I’m disappointed about not getting to play with Davey, and devastated about The Sinbirds-sized whole he’s left in Canberra.  He’s irreplaceable and so we decided not to replace him.  A brilliant and charismatic performer, he was to be my security blanket.  While I have fronted bands before, my natural inclination as a bandleader is to give myself the easiest on-stage role (The Bluffhearts, where I got some of my favourite musicians to play my songs while all I did was strum open chords on an acoustic guitar, ranks as my crowning achievement).  Without Davey, I am well out of my comfort zone.  But this seems to be my year for getting uncomfortable.  Not only am I singing, I’m playing more lead guitar than in any band before, building from the elementary licks I performed with Shine Tarts.

For all my worry, Chris and Kev are so relaxed and capable that I know we’ll be fine.  We’re a month into rehearsals and the sound gets bigger and stronger each week.

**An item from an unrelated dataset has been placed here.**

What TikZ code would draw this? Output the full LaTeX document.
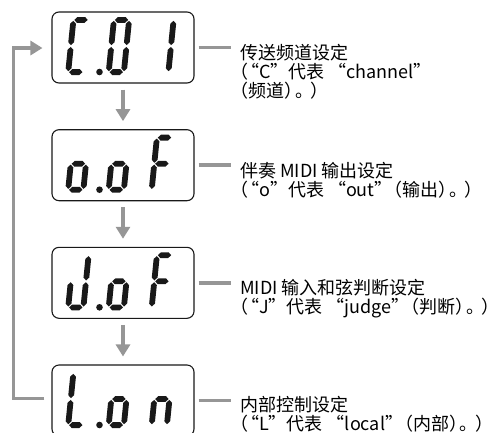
\documentclass[tikz,border=0pt]{standalone}
\usepackage{fontspec}
\setmainfont{Noto Sans CJK SC}
\usetikzlibrary{arrows.meta,calc}
\definecolor{lgray}{RGB}{150,150,150}
\definecolor{ink}{RGB}{25,25,25}
% seven-segment geometry
\def\segT{2.9}
\def\segG{0.9}
\newcommand\hseg[3]{\fill[ink] (#1+\segG,#3) -- (#1+\segG+\segT,#3+\segT) -- (#2-\segG-\segT,#3+\segT) -- (#2-\segG,#3) -- (#2-\segG-\segT,#3-\segT) -- (#1+\segG+\segT,#3-\segT) -- cycle;}
\newcommand\vseg[3]{\fill[ink] (#1,#2+\segG) -- (#1+\segT,#2+\segG+\segT) -- (#1+\segT,#3-\segG-\segT) -- (#1,#3-\segG) -- (#1-\segT,#3-\segG-\segT) -- (#1-\segT,#2+\segG+\segT) -- cycle;}
\newcommand\sgA{\hseg{2.9}{18.1}{55.1}}
\newcommand\sgB{\vseg{18.1}{29}{55.1}}
\newcommand\sgC{\vseg{18.1}{2.9}{29}}
\newcommand\sgD{\hseg{2.9}{18.1}{2.9}}
\newcommand\sgE{\vseg{2.9}{2.9}{29}}
\newcommand\sgF{\vseg{2.9}{29}{55.1}}
\newcommand\sgG{\hseg{2.9}{18.1}{29}}
\newcommand\lcddigit[3]{\begin{scope}[shift={(#1,#2)},xslant=0.1,y=1pt]
  \foreach \s in {#3}{\csname sg\s\endcsname}
\end{scope}}
\newcommand\lcdpoint[2]{\fill[ink] (#1,#2) circle (3.3);}
% punctuation compression
\newcommand\openp{\kern-0.55em（}
\newcommand\pk{\kern-0.4em}
\newcommand\pkk{\kern-0.45em}
\newcommand\pks{\kern-0.15em}
\tikzset{
  lcdbox/.style={draw=ink, line width=1.1pt, rounded corners=7pt, minimum width=142pt, minimum height=71pt, inner sep=0pt},
  gline/.style={draw=lgray, line width=3.5pt},
  garrow/.style={gline, -{Triangle[width=14pt,length=12pt]}, lgray},
  txt/.style={anchor=north west, align=left, inner sep=0pt, text=black, font=\fontsize{18}{19}\selectfont}
}
\begin{document}
\begin{tikzpicture}[x=1pt,y=-1pt]
\useasboundingbox (0,0) rectangle (500,432);
\clip (0,0) rectangle (500,432);
% display boxes
\node[lcdbox] (d1) at (123,47.5) {};
\node[lcdbox] (d2) at (123,165.2) {};
\node[lcdbox] (d3) at (123,282.8) {};
\node[lcdbox] (d4) at (123,400.5) {};
% digits: box tops 12, 129.7, 247.3, 365 ; digit bottom = top+63
\lcddigit{65}{75}{A,D,E,F}
\lcdpoint{99.5}{72}
\lcddigit{105.5}{75}{A,B,C,D,E,F}
\lcddigit{150}{75}{B,C}
%
\lcddigit{65}{192.7}{C,D,E,G}
\lcdpoint{99.5}{189.7}
\lcddigit{105.5}{192.7}{C,D,E,G}
\lcddigit{148.5}{192.7}{A,E,F,G}
%
\lcddigit{65}{310.3}{B,C,D,E}
\lcdpoint{99.5}{307.3}
\lcddigit{105.5}{310.3}{C,D,E,G}
\lcddigit{148.5}{310.3}{A,E,F,G}
%
\lcddigit{65}{428}{D,E,F}
\lcdpoint{99.5}{425}
\lcddigit{105.5}{428}{C,D,E,G}
\lcddigit{148.5}{428}{C,E,G}
% texts
\node[txt] (t1) at (240,44.5) {传送频道设定\\\openp\pk“C”代表 “channel”\\\openp 频道）\pk。\pks）};
\node[txt] (t2) at (240,162.5) {伴奏 MIDI 输出设定\\\openp\pk“o”代表 “out”\pkk（输出）\pk。\pks）};
\node[txt] (t3) at (240,279.5) {MIDI 输入和弦判断设定\\\openp\pk“J”代表 “judge”\pkk（判断）\pk。\pks）};
\node[txt] (t4) at (240,396.5) {内部控制设定\\\openp\pk“L”代表 “local”\pkk（内部）\pk。\pks）};
% connectors to texts
\foreach \i in {1,2,3,4}{
  \draw[gline] ($(d\i.east)+(4,0)$) -- ($(d\i.east -| t\i.west)+(-9,0)$);
}
% down arrows
\draw[garrow] ($(d1.south)+(0,6)$) -- ($(d2.north)+(0,-8)$);
\draw[garrow] ($(d2.south)+(0,6)$) -- ($(d3.north)+(0,-8)$);
\draw[garrow] ($(d3.south)+(0,6)$) -- ($(d4.north)+(0,-8)$);
% loop back
\draw[garrow] ($(d4.west)+(-7,-2)$) -- ++(-31,0) |- ($(d1.west)+(-9,0.5)$);
\end{tikzpicture}
\end{document}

The band will be a multimedia experience, principally so I can try out things I’ve never done before.   Value-adding to music typically means a “pro-active web presence”.  Our sound, influenced by CBGBs punk and The Velvet Underground, lends itself to a different approach.  I’m creating a symbology and visual aesthetic separate to the music; I always liked the goofy Radiohead symbol circa 2000, and how it seemed at odds with their “serious” music, adding another layer to perceptions of the band.  I’m interested in finding those wrinkles.  The early result of this exploration will be a zine given away at our debut.

Dead Medium

Dead Medium – Un Manifeste Par Faux Faux Amis, is a combination of lyrics, chords, personal hieroglyphics/sigils, Borges references, tarot doodles, quotes and haji-influenced collage.  Nick and I had a conversation months ago where he called zines a dead medium – I filed the phrase away as the perfect title if I ever made one.